▶ **The task**
Write out the data below exactly as given, without any of its pictures.

┌──

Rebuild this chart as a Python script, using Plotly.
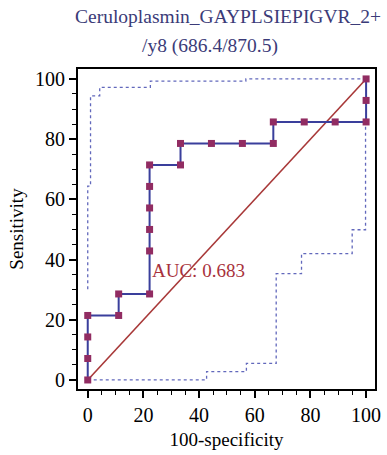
import plotly.graph_objects as go

# ROC curve points (100-specificity, sensitivity)
roc_x = [0, 0, 0, 0, 11.11, 11.11, 22.22, 22.22, 22.22, 22.22, 22.22, 22.22,
         33.33, 33.33, 44.44, 55.56, 66.67, 66.67, 77.78, 88.89, 100, 100, 100]
roc_y = [0, 7.14, 14.29, 21.43, 21.43, 28.57, 28.57, 42.86, 50.0, 57.14, 64.29, 71.43,
         71.43, 78.57, 78.57, 78.57, 78.57, 85.71, 85.71, 85.71, 85.71, 92.86, 100]

# Confidence bands
upper_x = [0, 0, 1, 1, 4.3, 4.3, 22.5, 22.5, 56.8, 56.8, 100]
upper_y = [30.1, 64.4, 64.4, 94.4, 94.4, 97.2, 97.2, 99.3, 99.3, 100, 100]
lower_x = [0, 42.7, 42.7, 57.0, 57.0, 67.7, 67.7, 76.8, 76.8, 95.0, 95.0, 99.8, 99.8]
lower_y = [0, 0, 2.8, 2.8, 5.5, 5.5, 35.3, 35.3, 42.0, 42.0, 49.9, 49.9, 85.7]

diag_x = [0, 100]
diag_y = [0, 100]

tick_vals = [0, 20, 40, 60, 80, 100]
auc_text = "AUC: 0.683"
title_lines = ["Ceruloplasmin_GAYPLSIEPIGVR_2+", "/y8 (686.4/870.5)"]

FONT = "Liberation Serif"
W, H = 387, 455
ML, MR, MT, MB = 78, 6, 69, 66

fig = go.Figure()
fig.add_trace(go.Scatter(x=upper_x, y=upper_y, mode="lines",
                         line=dict(color="#6268bc", width=1.3, dash="dot"), hoverinfo="skip"))
fig.add_trace(go.Scatter(x=lower_x, y=lower_y, mode="lines",
                         line=dict(color="#6268bc", width=1.3, dash="dot"), hoverinfo="skip"))
fig.add_trace(go.Scatter(x=diag_x, y=diag_y, mode="lines",
                         line=dict(color="#a83838", width=1.6)))
fig.add_trace(go.Scatter(x=roc_x, y=roc_y, mode="lines+markers",
                         line=dict(color="#3a3f9c", width=2),
                         marker=dict(symbol="square", size=7, color="#912c62")))

fig.add_annotation(x=22.5, y=36.5, text=auc_text, showarrow=False, xanchor="left",
                   yanchor="middle", font=dict(family=FONT, size=19, color="#a8323c"))

# title as two centred lines (positions in pixels converted to paper coords)
pw = W - ML - MR
ph = H - MT - MB
for line, cx, cy in [(title_lines[0], 231, 17), (title_lines[1], 213, 46)]:
    fig.add_annotation(x=(cx - ML) / pw, y=(H - MB - cy) / ph, xref="paper", yref="paper",
                       text=line, showarrow=False, xanchor="center", yanchor="middle",
                       font=dict(family=FONT, size=19.5, color="#3b3b78"))

axis_common = dict(
    showgrid=False, zeroline=False, showline=True, linecolor="black", linewidth=2,
    mirror=True, ticks="outside", ticklen=7, tickwidth=1.5, tickcolor="black",
    tickvals=tick_vals, tickfont=dict(family=FONT, size=20, color="black"),
    minor=dict(dtick=5, tick0=0, ticks="outside", ticklen=4, tickcolor="black", tickwidth=1.2),
)

fig.update_layout(
    width=W, height=H,
    margin=dict(l=ML, r=MR, t=MT, b=MB),
    paper_bgcolor="white", plot_bgcolor="white",
    showlegend=False,
    xaxis=dict(range=[-3.5, 103.2], title=dict(text="100-specificity",
               font=dict(family=FONT, size=19, color="black"), standoff=8), **axis_common),
    yaxis=dict(range=[-3.0, 103.3], title=dict(text="Sensitivity",
               font=dict(family=FONT, size=19, color="black"), standoff=6), **axis_common),
)

fig.write_html("out.html")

└──

▶ **Result**
Rebuild this chart as a Python script, using Plotly.
import plotly.graph_objects as go

# ROC curve points (100-specificity, sensitivity)
roc_x = [0, 0, 0, 0, 11.11, 11.11, 22.22, 22.22, 22.22, 22.22, 22.22, 22.22,
         33.33, 33.33, 44.44, 55.56, 66.67, 66.67, 77.78, 88.89, 100, 100, 100]
roc_y = [0, 7.14, 14.29, 21.43, 21.43, 28.57, 28.57, 42.86, 50.0, 57.14, 64.29, 71.43,
         71.43, 78.57, 78.57, 78.57, 78.57, 85.71, 85.71, 85.71, 85.71, 92.86, 100]

# Confidence bands
upper_x = [0, 0, 1, 1, 4.3, 4.3, 22.5, 22.5, 56.8, 56.8, 100]
upper_y = [30.1, 64.4, 64.4, 94.4, 94.4, 97.2, 97.2, 99.3, 99.3, 100, 100]
lower_x = [0, 42.7, 42.7, 57.0, 57.0, 67.7, 67.7, 76.8, 76.8, 95.0, 95.0, 99.8, 99.8]
lower_y = [0, 0, 2.8, 2.8, 5.5, 5.5, 35.3, 35.3, 42.0, 42.0, 49.9, 49.9, 85.7]

diag_x = [0, 100]
diag_y = [0, 100]

tick_vals = [0, 20, 40, 60, 80, 100]
auc_text = "AUC: 0.683"
title_lines = ["Ceruloplasmin_GAYPLSIEPIGVR_2+", "/y8 (686.4/870.5)"]

FONT = "Liberation Serif"
W, H = 387, 455
ML, MR, MT, MB = 78, 6, 69, 66

fig = go.Figure()
fig.add_trace(go.Scatter(x=upper_x, y=upper_y, mode="lines",
                         line=dict(color="#6268bc", width=1.3, dash="dot"), hoverinfo="skip"))
fig.add_trace(go.Scatter(x=lower_x, y=lower_y, mode="lines",
                         line=dict(color="#6268bc", width=1.3, dash="dot"), hoverinfo="skip"))
fig.add_trace(go.Scatter(x=diag_x, y=diag_y, mode="lines",
                         line=dict(color="#a83838", width=1.6)))
fig.add_trace(go.Scatter(x=roc_x, y=roc_y, mode="lines+markers",
                         line=dict(color="#3a3f9c", width=2),
                         marker=dict(symbol="square", size=7, color="#912c62")))

fig.add_annotation(x=22.5, y=36.5, text=auc_text, showarrow=False, xanchor="left",
                   yanchor="middle", font=dict(family=FONT, size=19, color="#a8323c"))

# title as two centred lines (positions in pixels converted to paper coords)
pw = W - ML - MR
ph = H - MT - MB
for line, cx, cy in [(title_lines[0], 231, 17), (title_lines[1], 213, 46)]:
    fig.add_annotation(x=(cx - ML) / pw, y=(H - MB - cy) / ph, xref="paper", yref="paper",
                       text=line, showarrow=False, xanchor="center", yanchor="middle",
                       font=dict(family=FONT, size=19.5, color="#3b3b78"))

axis_common = dict(
    showgrid=False, zeroline=False, showline=True, linecolor="black", linewidth=2,
    mirror=True, ticks="outside", ticklen=7, tickwidth=1.5, tickcolor="black",
    tickvals=tick_vals, tickfont=dict(family=FONT, size=20, color="black"),
    minor=dict(dtick=5, tick0=0, ticks="outside", ticklen=4, tickcolor="black", tickwidth=1.2),
)

fig.update_layout(
    width=W, height=H,
    margin=dict(l=ML, r=MR, t=MT, b=MB),
    paper_bgcolor="white", plot_bgcolor="white",
    showlegend=False,
    xaxis=dict(range=[-3.5, 103.2], title=dict(text="100-specificity",
               font=dict(family=FONT, size=19, color="black"), standoff=8), **axis_common),
    yaxis=dict(range=[-3.0, 103.3], title=dict(text="Sensitivity",
               font=dict(family=FONT, size=19, color="black"), standoff=6), **axis_common),
)

fig.write_html("out.html")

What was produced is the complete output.